▸ **CHALLENGE**
Your task is to reproduce, verbatim and without pictures, the lines from the opening of the listing through the line containing "const BOLD = 'Liberation".

▸ **GIVEN MATERIAL**
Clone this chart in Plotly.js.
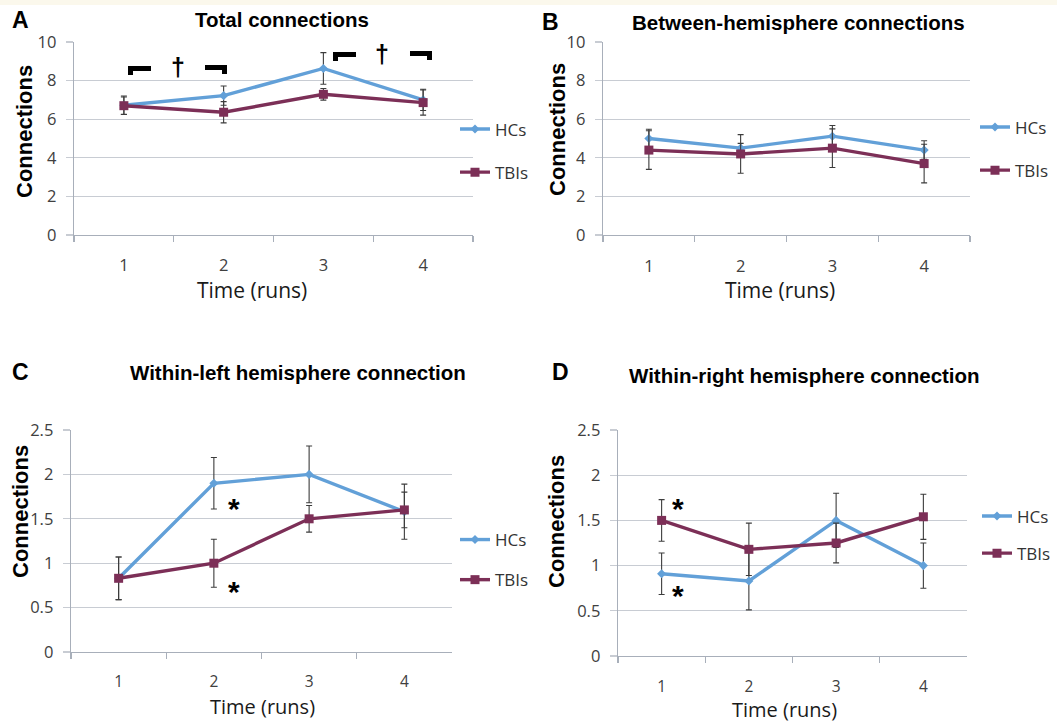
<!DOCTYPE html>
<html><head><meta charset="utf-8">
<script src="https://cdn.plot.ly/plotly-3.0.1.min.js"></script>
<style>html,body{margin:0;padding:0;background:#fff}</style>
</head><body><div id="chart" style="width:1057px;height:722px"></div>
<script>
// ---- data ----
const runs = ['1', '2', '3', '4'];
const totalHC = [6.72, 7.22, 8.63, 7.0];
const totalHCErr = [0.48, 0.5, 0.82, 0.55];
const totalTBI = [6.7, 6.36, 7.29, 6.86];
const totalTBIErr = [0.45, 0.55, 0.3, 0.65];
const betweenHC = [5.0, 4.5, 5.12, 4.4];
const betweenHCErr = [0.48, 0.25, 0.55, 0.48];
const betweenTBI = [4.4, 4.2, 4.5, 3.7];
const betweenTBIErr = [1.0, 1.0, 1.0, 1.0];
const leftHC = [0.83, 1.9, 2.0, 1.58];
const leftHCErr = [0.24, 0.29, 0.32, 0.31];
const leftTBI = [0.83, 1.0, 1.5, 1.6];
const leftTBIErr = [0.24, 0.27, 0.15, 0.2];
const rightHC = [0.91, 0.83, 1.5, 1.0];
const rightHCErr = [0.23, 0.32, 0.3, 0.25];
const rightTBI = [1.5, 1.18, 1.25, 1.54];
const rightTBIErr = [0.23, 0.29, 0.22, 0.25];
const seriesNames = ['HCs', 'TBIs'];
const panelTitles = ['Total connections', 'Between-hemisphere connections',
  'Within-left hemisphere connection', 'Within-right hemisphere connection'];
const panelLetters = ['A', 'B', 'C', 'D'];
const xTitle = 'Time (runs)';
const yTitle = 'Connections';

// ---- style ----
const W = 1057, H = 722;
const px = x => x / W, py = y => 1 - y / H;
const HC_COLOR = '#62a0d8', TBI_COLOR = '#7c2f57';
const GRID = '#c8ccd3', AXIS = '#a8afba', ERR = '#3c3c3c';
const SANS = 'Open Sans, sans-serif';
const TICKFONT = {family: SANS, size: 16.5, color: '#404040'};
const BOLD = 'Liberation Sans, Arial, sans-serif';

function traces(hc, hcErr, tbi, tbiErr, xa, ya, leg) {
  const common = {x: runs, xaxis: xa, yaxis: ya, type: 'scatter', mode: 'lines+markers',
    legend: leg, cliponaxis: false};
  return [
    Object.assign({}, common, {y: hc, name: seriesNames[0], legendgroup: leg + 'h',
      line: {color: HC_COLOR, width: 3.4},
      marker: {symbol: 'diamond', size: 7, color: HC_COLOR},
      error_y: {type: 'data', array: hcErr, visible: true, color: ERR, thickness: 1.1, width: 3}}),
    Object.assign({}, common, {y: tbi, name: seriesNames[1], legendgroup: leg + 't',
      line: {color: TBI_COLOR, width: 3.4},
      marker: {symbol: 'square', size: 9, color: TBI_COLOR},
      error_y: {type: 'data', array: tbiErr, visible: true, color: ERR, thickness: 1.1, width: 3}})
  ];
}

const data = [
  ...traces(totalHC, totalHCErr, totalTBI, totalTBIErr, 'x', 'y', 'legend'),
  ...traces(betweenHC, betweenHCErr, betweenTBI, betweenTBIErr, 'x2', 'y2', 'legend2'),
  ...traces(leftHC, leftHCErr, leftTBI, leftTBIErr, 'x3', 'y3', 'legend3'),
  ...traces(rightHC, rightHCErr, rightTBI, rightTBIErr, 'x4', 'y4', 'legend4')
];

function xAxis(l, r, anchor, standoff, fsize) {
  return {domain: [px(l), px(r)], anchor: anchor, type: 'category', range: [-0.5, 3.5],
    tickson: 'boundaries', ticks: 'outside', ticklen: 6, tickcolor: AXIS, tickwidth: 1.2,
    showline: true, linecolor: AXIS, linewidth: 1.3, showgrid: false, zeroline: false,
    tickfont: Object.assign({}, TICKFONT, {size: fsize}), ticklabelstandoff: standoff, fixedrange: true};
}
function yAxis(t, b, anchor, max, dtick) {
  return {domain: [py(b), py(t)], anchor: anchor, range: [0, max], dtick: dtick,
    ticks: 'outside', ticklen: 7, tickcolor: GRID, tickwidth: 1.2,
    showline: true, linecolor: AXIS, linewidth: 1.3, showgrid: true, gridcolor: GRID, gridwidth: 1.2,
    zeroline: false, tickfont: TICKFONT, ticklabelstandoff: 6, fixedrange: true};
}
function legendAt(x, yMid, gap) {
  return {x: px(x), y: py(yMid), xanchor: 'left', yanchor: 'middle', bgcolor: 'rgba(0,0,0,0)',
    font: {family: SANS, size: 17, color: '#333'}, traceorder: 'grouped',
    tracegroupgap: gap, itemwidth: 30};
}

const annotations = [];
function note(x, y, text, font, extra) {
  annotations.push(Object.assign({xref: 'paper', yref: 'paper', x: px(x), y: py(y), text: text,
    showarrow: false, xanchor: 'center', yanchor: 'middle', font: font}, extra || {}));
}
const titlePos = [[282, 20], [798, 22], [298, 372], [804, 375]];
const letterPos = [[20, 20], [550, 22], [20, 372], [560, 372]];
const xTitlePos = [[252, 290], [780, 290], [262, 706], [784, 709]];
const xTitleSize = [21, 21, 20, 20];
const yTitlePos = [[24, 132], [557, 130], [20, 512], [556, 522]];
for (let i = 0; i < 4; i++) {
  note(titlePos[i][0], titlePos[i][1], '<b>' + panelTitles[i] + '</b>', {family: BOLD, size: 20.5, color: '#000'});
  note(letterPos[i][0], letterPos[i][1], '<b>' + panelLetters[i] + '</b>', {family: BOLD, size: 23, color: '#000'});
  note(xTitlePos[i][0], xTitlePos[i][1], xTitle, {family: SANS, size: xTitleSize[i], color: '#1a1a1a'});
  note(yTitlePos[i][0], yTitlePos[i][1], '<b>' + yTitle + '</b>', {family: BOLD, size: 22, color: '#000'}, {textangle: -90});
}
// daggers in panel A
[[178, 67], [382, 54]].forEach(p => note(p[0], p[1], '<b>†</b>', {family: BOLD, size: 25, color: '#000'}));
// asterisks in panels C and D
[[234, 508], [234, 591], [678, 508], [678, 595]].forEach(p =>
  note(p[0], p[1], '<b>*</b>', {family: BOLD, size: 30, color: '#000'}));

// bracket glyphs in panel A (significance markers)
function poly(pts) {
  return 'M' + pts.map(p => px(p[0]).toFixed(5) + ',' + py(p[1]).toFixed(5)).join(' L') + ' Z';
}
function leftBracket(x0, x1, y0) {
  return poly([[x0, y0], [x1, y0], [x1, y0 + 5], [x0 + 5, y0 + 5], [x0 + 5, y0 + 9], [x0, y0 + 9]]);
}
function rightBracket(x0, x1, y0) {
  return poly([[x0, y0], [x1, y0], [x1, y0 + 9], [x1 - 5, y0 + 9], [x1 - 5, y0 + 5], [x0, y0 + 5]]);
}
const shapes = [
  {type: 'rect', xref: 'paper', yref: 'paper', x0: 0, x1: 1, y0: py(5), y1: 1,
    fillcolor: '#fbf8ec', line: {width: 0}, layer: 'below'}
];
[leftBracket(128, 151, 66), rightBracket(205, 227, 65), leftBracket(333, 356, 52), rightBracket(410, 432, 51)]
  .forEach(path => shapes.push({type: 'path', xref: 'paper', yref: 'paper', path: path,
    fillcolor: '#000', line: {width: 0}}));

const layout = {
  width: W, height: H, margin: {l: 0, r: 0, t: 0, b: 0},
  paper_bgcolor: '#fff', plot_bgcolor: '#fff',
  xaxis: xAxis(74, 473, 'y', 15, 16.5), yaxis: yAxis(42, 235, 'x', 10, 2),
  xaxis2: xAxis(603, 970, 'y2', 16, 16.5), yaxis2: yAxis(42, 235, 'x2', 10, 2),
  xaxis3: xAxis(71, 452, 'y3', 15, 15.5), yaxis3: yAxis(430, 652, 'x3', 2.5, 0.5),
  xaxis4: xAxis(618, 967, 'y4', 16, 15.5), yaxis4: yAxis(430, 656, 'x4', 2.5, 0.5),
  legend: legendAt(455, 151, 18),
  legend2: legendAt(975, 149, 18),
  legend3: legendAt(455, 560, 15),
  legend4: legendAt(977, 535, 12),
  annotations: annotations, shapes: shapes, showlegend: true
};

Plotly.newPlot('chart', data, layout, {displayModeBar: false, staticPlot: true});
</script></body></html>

▸ **EXERCISE SOLUTION**
Clone this chart in Plotly.js.
<!DOCTYPE html>
<html><head><meta charset="utf-8">
<script src="https://cdn.plot.ly/plotly-3.0.1.min.js"></script>
<style>html,body{margin:0;padding:0;background:#fff}</style>
</head><body><div id="chart" style="width:1057px;height:722px"></div>
<script>
// ---- data ----
const runs = ['1', '2', '3', '4'];
const totalHC = [6.72, 7.22, 8.63, 7.0];
const totalHCErr = [0.48, 0.5, 0.82, 0.55];
const totalTBI = [6.7, 6.36, 7.29, 6.86];
const totalTBIErr = [0.45, 0.55, 0.3, 0.65];
const betweenHC = [5.0, 4.5, 5.12, 4.4];
const betweenHCErr = [0.48, 0.25, 0.55, 0.48];
const betweenTBI = [4.4, 4.2, 4.5, 3.7];
const betweenTBIErr = [1.0, 1.0, 1.0, 1.0];
const leftHC = [0.83, 1.9, 2.0, 1.58];
const leftHCErr = [0.24, 0.29, 0.32, 0.31];
const leftTBI = [0.83, 1.0, 1.5, 1.6];
const leftTBIErr = [0.24, 0.27, 0.15, 0.2];
const rightHC = [0.91, 0.83, 1.5, 1.0];
const rightHCErr = [0.23, 0.32, 0.3, 0.25];
const rightTBI = [1.5, 1.18, 1.25, 1.54];
const rightTBIErr = [0.23, 0.29, 0.22, 0.25];
const seriesNames = ['HCs', 'TBIs'];
const panelTitles = ['Total connections', 'Between-hemisphere connections',
  'Within-left hemisphere connection', 'Within-right hemisphere connection'];
const panelLetters = ['A', 'B', 'C', 'D'];
const xTitle = 'Time (runs)';
const yTitle = 'Connections';

// ---- style ----
const W = 1057, H = 722;
const px = x => x / W, py = y => 1 - y / H;
const HC_COLOR = '#62a0d8', TBI_COLOR = '#7c2f57';
const GRID = '#c8ccd3', AXIS = '#a8afba', ERR = '#3c3c3c';
const SANS = 'Open Sans, sans-serif';
const TICKFONT = {family: SANS, size: 16.5, color: '#404040'};
const BOLD = 'Liberation Sans, Arial, sans-serif';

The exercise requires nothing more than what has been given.